* TASK TO CARRY OUT:
Take every line from the first down to the line with "ax = fig.add_axes([281/997, 1" and set it down exactly, without the pictures.

============

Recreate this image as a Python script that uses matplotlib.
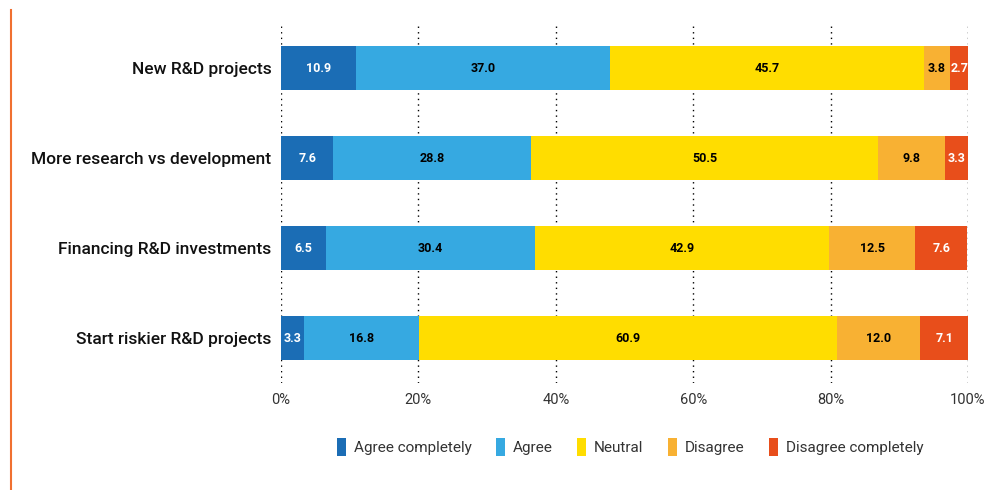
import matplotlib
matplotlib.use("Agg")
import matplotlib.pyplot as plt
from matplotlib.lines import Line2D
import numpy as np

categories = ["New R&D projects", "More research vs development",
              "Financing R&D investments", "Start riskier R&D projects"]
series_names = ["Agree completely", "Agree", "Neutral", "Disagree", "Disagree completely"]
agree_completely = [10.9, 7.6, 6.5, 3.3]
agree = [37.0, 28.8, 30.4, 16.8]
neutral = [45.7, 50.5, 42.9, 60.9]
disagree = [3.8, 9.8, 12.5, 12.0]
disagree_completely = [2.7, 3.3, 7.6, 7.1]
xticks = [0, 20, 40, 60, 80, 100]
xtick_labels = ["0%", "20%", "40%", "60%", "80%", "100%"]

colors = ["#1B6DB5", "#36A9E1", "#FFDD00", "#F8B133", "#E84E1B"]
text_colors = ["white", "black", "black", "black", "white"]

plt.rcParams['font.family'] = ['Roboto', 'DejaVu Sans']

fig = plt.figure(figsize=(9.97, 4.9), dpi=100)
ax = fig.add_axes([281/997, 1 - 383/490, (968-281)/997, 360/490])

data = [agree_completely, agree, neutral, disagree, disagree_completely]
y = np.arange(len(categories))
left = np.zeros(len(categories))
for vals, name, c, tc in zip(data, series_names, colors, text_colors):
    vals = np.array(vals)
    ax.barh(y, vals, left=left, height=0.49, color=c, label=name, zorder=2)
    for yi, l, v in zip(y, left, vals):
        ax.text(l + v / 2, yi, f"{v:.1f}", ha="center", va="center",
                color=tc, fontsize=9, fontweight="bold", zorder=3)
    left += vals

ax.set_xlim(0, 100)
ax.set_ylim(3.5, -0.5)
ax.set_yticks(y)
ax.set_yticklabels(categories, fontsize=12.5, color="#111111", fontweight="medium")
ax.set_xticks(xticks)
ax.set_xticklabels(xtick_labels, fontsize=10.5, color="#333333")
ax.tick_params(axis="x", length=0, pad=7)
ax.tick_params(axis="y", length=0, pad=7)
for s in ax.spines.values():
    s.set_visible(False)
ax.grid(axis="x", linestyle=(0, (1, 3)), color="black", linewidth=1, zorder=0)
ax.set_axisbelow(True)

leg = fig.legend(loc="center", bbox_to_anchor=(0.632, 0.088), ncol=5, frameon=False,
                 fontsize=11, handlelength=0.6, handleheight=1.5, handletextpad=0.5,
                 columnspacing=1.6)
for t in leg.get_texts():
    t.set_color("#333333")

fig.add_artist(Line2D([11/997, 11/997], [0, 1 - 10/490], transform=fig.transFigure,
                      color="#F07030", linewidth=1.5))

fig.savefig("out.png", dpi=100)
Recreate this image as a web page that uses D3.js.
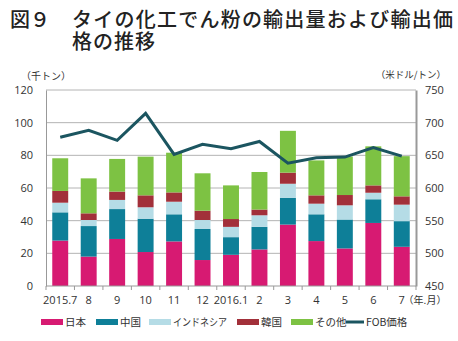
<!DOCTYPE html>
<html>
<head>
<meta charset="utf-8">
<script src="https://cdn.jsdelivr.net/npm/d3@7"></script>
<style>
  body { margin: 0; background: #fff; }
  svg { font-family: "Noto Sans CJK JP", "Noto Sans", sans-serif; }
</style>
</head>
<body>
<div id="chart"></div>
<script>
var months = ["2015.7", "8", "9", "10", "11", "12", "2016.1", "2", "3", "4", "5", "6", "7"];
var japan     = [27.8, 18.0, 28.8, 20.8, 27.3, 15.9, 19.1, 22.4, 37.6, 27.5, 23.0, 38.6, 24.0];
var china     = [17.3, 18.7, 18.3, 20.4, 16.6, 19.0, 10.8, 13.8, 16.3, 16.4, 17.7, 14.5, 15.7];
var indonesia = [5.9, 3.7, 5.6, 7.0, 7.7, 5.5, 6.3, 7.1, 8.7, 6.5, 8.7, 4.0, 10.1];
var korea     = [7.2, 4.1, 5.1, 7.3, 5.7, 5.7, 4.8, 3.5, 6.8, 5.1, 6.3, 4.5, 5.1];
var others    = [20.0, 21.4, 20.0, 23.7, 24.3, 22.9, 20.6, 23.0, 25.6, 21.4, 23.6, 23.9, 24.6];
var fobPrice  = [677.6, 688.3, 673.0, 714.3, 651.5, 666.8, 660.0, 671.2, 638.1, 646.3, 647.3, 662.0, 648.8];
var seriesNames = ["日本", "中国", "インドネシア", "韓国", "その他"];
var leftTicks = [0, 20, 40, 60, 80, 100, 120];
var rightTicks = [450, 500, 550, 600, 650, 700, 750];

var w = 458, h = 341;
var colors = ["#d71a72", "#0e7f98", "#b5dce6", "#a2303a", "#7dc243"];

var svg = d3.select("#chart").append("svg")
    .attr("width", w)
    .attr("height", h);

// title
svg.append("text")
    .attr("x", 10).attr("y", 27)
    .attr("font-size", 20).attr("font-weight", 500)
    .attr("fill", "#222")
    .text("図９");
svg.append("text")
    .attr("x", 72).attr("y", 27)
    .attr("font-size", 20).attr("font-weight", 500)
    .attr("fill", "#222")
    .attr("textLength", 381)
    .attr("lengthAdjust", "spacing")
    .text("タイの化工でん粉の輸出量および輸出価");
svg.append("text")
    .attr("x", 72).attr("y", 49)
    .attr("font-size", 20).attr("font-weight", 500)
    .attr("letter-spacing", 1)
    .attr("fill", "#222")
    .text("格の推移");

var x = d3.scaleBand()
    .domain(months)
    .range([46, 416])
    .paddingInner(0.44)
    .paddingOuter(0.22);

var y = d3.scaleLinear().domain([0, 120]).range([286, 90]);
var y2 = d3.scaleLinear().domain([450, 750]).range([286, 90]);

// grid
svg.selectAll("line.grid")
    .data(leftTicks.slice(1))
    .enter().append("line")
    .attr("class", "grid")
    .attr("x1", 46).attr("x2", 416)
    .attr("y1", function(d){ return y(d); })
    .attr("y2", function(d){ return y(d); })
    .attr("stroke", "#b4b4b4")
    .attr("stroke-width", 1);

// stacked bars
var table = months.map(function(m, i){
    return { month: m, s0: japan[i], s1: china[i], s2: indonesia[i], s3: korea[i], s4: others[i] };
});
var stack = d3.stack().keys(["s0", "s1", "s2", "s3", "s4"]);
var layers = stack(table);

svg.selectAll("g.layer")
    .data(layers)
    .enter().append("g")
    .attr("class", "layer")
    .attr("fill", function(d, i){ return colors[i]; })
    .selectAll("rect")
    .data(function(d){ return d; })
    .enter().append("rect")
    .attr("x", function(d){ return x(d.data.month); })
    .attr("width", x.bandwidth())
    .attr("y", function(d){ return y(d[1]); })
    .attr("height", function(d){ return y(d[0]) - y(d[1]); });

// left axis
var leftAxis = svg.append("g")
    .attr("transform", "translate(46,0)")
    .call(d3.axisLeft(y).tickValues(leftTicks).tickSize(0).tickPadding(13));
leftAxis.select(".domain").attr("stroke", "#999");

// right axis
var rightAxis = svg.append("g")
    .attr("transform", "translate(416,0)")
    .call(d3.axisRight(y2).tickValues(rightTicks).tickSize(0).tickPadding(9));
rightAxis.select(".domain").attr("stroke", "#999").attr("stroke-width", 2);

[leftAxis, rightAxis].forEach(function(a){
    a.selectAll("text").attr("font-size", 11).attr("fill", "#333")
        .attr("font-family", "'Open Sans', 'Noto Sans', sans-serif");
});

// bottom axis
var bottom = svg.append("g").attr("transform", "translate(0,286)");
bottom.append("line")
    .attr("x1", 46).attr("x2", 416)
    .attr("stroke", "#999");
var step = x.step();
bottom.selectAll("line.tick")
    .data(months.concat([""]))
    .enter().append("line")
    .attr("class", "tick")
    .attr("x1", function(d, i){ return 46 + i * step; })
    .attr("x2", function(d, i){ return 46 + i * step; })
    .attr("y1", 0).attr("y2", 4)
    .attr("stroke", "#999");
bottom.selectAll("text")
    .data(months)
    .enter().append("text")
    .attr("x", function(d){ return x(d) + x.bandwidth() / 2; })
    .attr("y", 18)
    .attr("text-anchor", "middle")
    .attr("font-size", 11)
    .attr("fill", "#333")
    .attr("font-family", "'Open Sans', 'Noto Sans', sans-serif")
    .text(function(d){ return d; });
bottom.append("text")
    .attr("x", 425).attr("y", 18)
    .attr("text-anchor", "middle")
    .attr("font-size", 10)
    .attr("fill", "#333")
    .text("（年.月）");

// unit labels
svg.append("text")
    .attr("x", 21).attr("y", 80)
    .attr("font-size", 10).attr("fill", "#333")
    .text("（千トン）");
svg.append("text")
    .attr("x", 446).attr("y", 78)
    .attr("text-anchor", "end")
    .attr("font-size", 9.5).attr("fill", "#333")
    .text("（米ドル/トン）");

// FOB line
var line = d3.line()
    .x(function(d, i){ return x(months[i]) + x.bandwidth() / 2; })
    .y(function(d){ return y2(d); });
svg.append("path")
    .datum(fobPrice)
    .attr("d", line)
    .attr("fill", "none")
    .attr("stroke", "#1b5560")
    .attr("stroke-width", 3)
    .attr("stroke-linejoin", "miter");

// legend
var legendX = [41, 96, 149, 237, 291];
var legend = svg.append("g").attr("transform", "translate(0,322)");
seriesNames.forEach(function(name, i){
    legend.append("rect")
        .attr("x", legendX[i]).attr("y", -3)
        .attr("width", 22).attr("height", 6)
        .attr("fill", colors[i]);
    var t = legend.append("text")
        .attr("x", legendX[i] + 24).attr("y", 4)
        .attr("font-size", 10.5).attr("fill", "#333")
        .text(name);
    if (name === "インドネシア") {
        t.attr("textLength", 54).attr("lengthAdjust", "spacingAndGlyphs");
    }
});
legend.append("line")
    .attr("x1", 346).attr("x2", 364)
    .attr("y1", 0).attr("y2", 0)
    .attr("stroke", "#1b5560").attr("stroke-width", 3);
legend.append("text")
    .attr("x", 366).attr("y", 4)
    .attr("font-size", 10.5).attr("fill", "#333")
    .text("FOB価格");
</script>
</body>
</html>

============

* TASK OUTPUT:
Recreate this image as a Python script that uses matplotlib.
import matplotlib
matplotlib.use("Agg")
import matplotlib.pyplot as plt
from matplotlib.lines import Line2D
import numpy as np

categories = ["New R&D projects", "More research vs development",
              "Financing R&D investments", "Start riskier R&D projects"]
series_names = ["Agree completely", "Agree", "Neutral", "Disagree", "Disagree completely"]
agree_completely = [10.9, 7.6, 6.5, 3.3]
agree = [37.0, 28.8, 30.4, 16.8]
neutral = [45.7, 50.5, 42.9, 60.9]
disagree = [3.8, 9.8, 12.5, 12.0]
disagree_completely = [2.7, 3.3, 7.6, 7.1]
xticks = [0, 20, 40, 60, 80, 100]
xtick_labels = ["0%", "20%", "40%", "60%", "80%", "100%"]

colors = ["#1B6DB5", "#36A9E1", "#FFDD00", "#F8B133", "#E84E1B"]
text_colors = ["white", "black", "black", "black", "white"]

plt.rcParams['font.family'] = ['Roboto', 'DejaVu Sans']

fig = plt.figure(figsize=(9.97, 4.9), dpi=100)
ax = fig.add_axes([281/997, 1 - 383/490, (968-281)/997, 360/490])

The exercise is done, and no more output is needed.